Considerable attention was paid to the design of the casings because t hey were larger than seen on any previous Solid Rocket Motor, because this Solid Rocket Motor would be used on a manned flight system, and because these particular motors would be brought back, refurbished and reused.
Given this background, the testing of the joint was included in static firing tests. While there were no special tests conducted to confirm and certify the joint as a separate item, analysis was performed to assure that the joint was adequate. Later, during the operation of the Solid Rocket Motor, it was discovered that the performance of the joint was unsatisfactory.
No one needs to be a rocket scientist to recognize that a horizontal fixed engine test, bolted down to concrete on the desert floor in Utah where the boosters were made, is not like the vertical twisting and strain which occurs during a real launch. Statement above admits NASA prior knowledge; they knew it was “unsatisfactory” but ignored it. Any “analysis” performed can yield far different results than a actual test.
MANUFACTURE
In manufacture, either new steel casings or previously used casings are employed. The first step is to apply the rubber insulation liner around the inside of the casings. The insulation is removed from a roll and spread around the inside of the casings with special tooling. After application it is cured in place in an autoclave. After the casings have been insulated, they are placed in a casting pit. The propellant is then poured into the casings under vacuum. The propellant is then cured and the casings are removed from the pit. There is no indication that there were any manufacturing defects that contributed to the loss of the Challenger.
Rubber burns at 216F to 316F. According to documentation, internal booster temperatures exceed 5,000F. So why was RUBBER used?

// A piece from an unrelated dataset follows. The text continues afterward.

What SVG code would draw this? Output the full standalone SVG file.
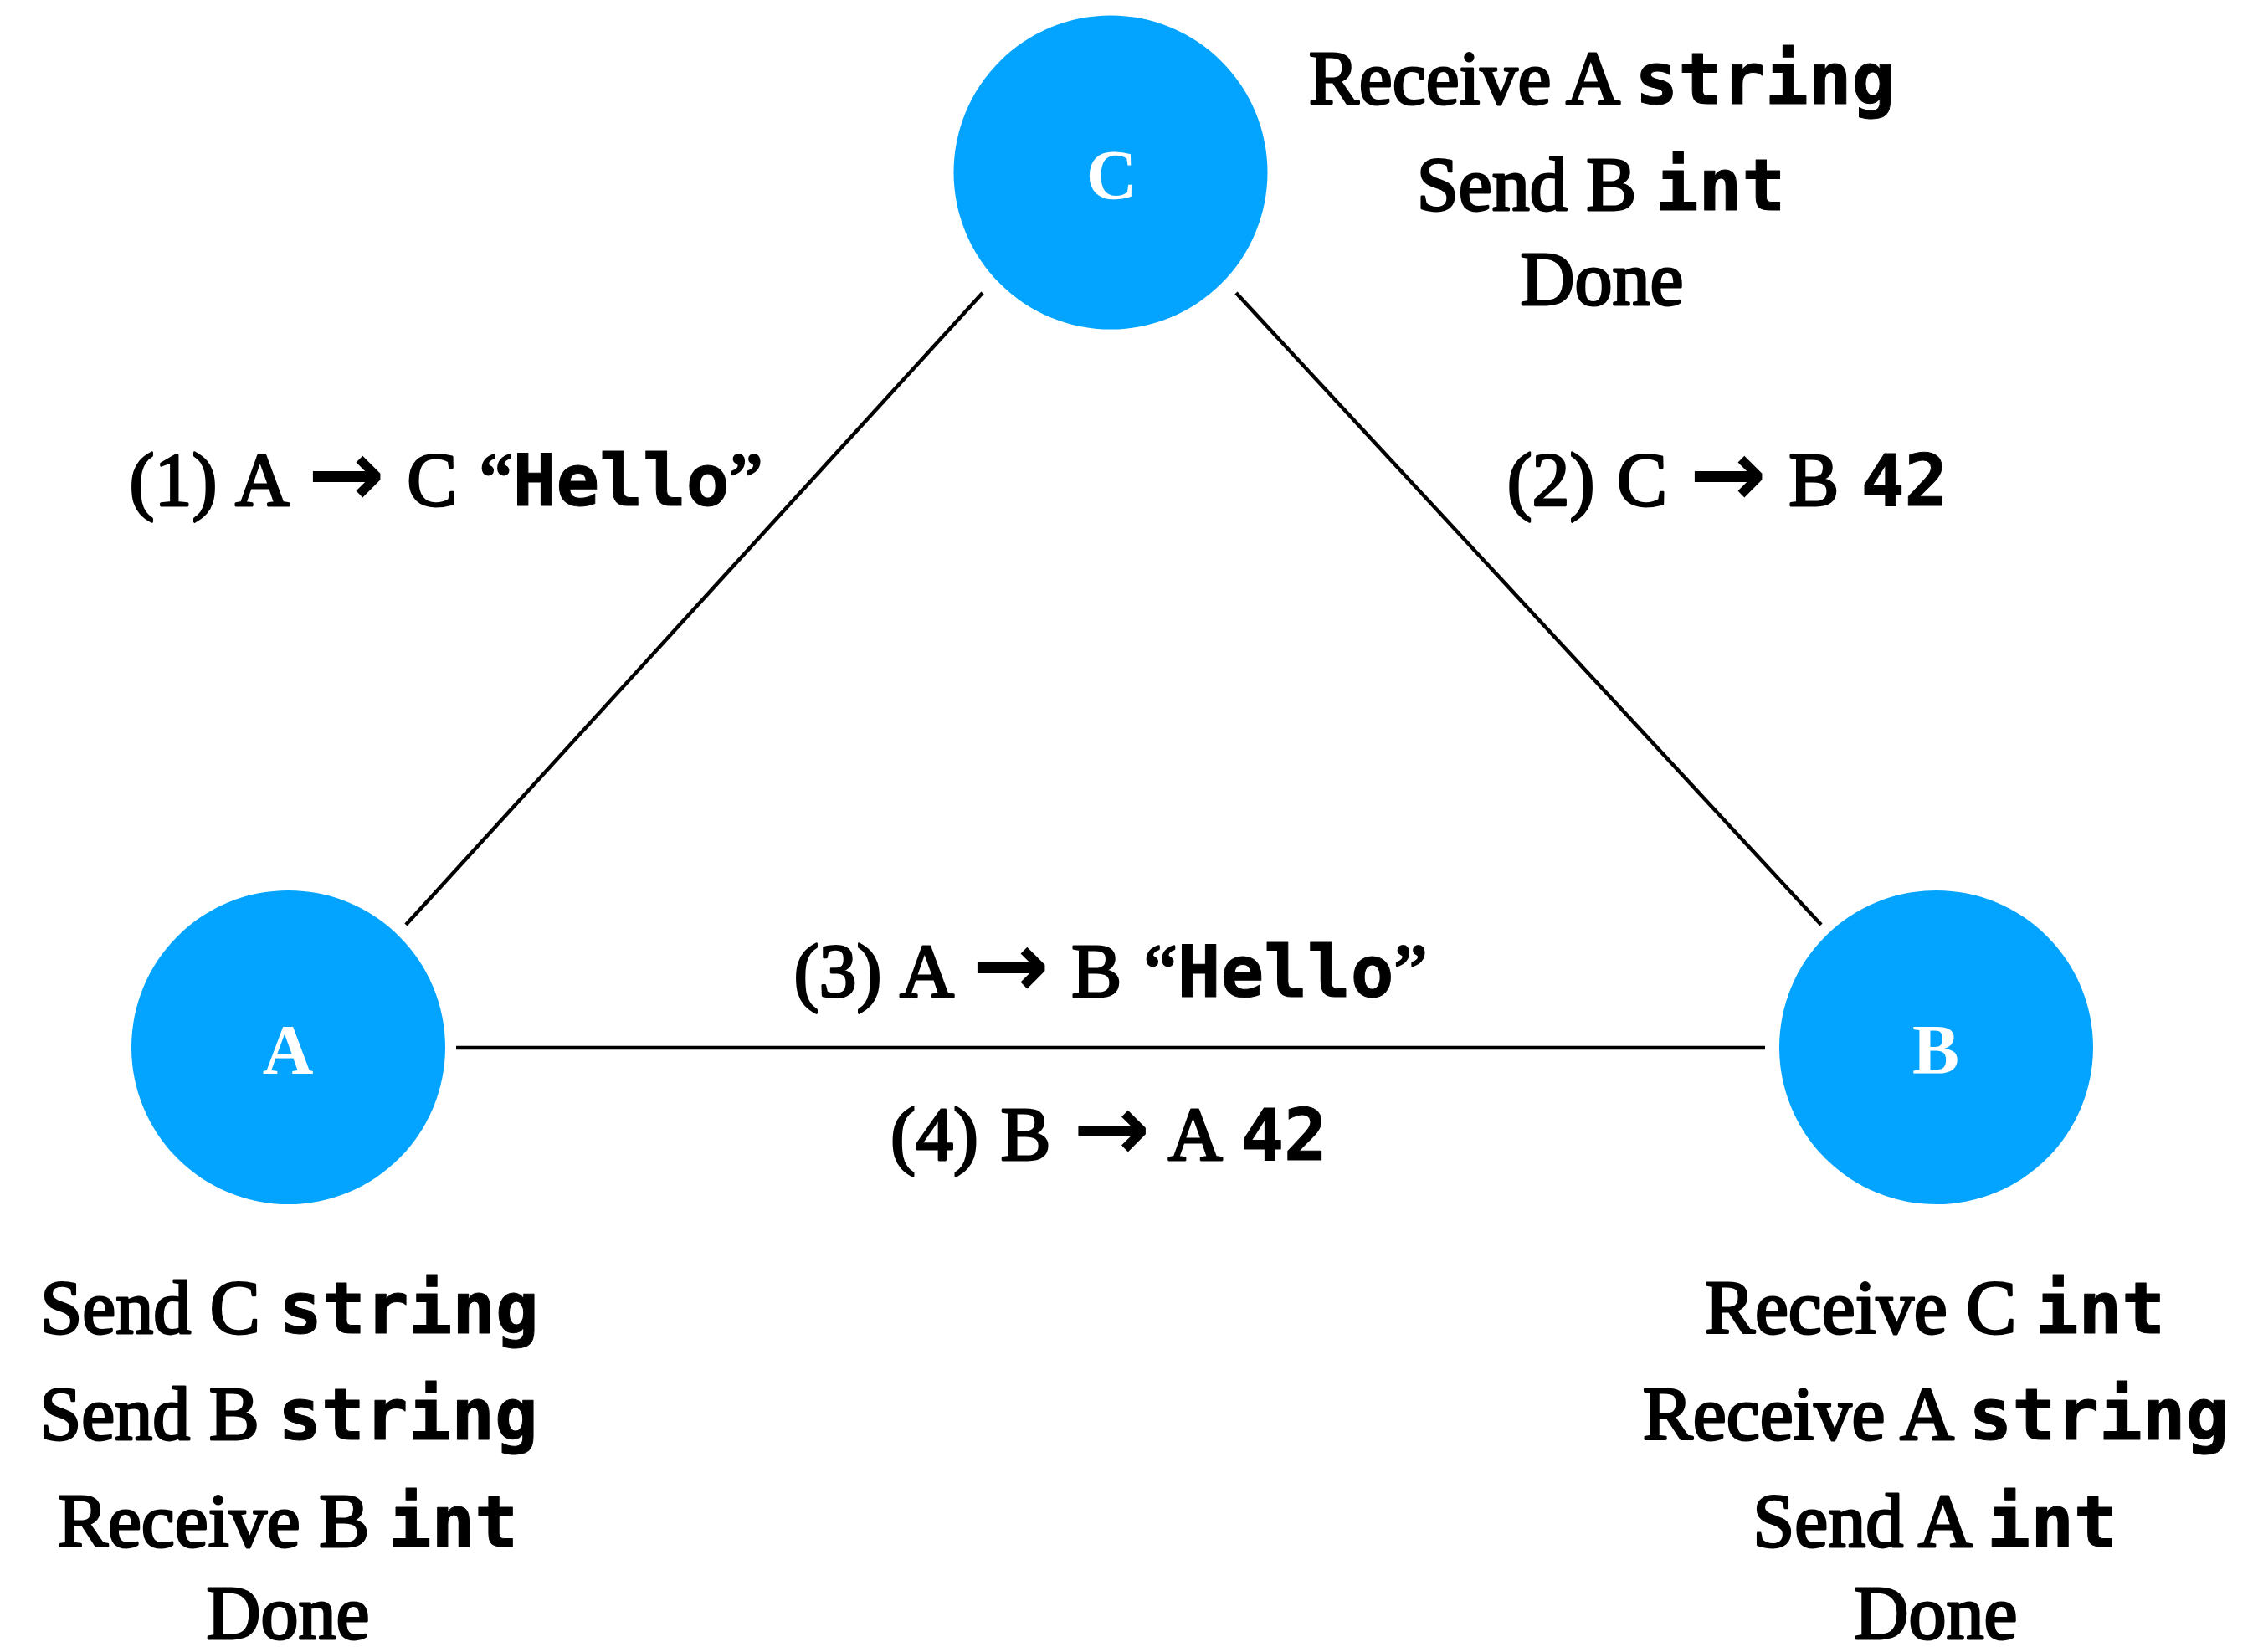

Let's look at Morton Thiokol, which perhaps should not have been awarded a booster design contract in 1973:
November 19, 1973.-In its report to NASA Administrator James C. Fletcher, the Solid Rocket Motor Source Evaluation Board (SEB) evaluated the proposals generated by the Solid Rocket Motor RFP. Thiokol scored 124 out of a possible 200 points for its motor design, the lowest score among the four competitors. The only design strength identified by the Board: “Case joint leak-check capability increases reliability and improves checkout operations.”
“RFP” is government jargon for Request For Proposal. Notice how Morton Thiokol had the LOWEST score among the four competitors. Why did it get the contract? TWELVE years before the Challenger disaster?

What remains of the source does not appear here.